The French Trilogy: Part One: Le Mont-Doré

A number of years ago Yvonne was given a book about a region little known to North Americans, a rugged volcanic region in central France known as the Auvergne. 4.5 hours south of Paris (at a legal 130km/hr.), the 450 volcanoes of the region are believed to be the result of the collision of Europe and Africa. While unable to understand much of the French text in the book, I was intrigued by this landscape of black basalt rock, snow caped peaks, sheep pastures and tall forests. When friends invited us to visit them in the Pyrenees, the decision was made to include 4 days of riding in this region.

Roches Tuilière et Sanadoire

Within the Auvergne there is a 45 km by 5 km belt known as the Chaine des Puys; 85 volcanoes rising to a height of almost 1900 meters. Smack dab in the center of all these puys sits Le Mont-Doré, a spa and ski-town ideally located for launching forays into the surrounding countryside. After some searching we settled on a a Gite a few km away from Le Mont-Doré , booked our West Jet flights and rental car, and prepared for our trip.

View from our Gite toward Le Mont-Dore

While this region may not be as well known outside of France, we did see a good number of French riders. There are a number of excellent routes mapped out on the various websites such as mountnpass.com and freewheelingfrance.com. I imagine that with the efforts to promote the area and the development of e-bikes it might well become an international cycling destination. Like many other regions of France, the government does its part by posting road signs educating motorists to leave 1.5 meters space when passing riders and other signs giving road grades and distances. Climbs are generally friendly with typical grades on the long climbs typically varying between 5 and 7%. The steepest climb, which we didn’t do, corkscrews up the Puy de Dome at an average of 12%. Excellent pavement, great sight lines due to an abundance of hay fields and pasture land, and low traffic allow for fast and reasonably safe descending. The rugged appearance of the region is matched by weather that can change quickly. Even at the end of May there was snow on the higher peaks and temperatures were cooler than I would have expected. Having said that, we had excellent weather with no wind and temperatures in the mid teens to low twenties.
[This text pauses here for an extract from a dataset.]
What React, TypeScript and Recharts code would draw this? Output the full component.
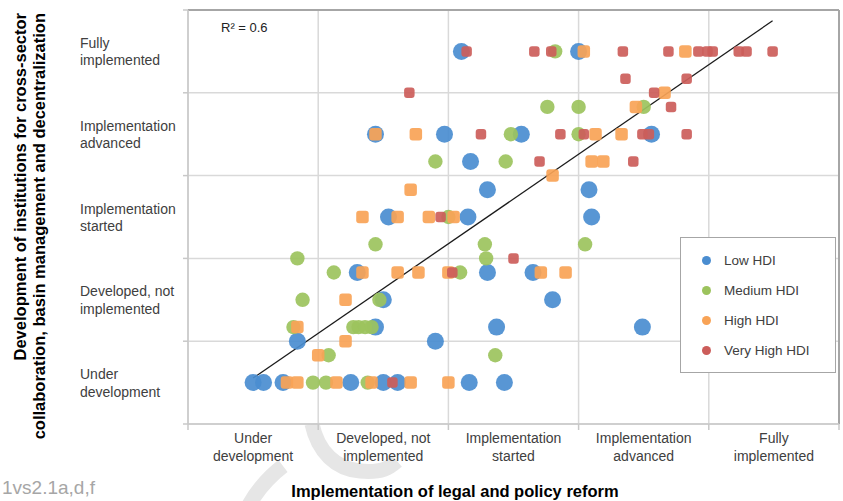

climb to the Col de la Croix Saint Robert

The puys give the region their unique character.  There is a fair amount of distance between volcanoes so there is a nice balance of mid-length climbs and lower elevation rolling terrain. The area also has a number of lakes that add picturesque beauty. Le Mont-Doré is also the start of the Dordogne, which on its lower reaches attracts cyclists looking for a more leisurely pedaling experience.

 

The town of Le Mont-Doré was quiet in late May. It is a typical ski town in summer with a number of sport shops selling the usual hiking and climbing gear and cycling gear. There wasn’t a really good cycling shop, but the town of la Bourboule, less than 10 km away, has good shops.

If we had more time I would have gone to the Charade race track outside the city of Clermont Ferrand. The track is not far from Le Mont-Doré and would make a nice ride destination. It hosted formula one races up till the 70’s and is an old style track with little regard for safety as the roads are narrow and the corners insane. The track is closed but cyclists are allowed to ride on the circuit on certain days. Clermont Ferrand is also the home of Michelin, and the factory has a good museum which we also did not have the time to visit.

The area is known for its cheeses. This isn’t a wine growing area as the climate is too cool, but they do produce some very good beer. Throw in the usual excellent French breads and pastries and all is well on the culinary front.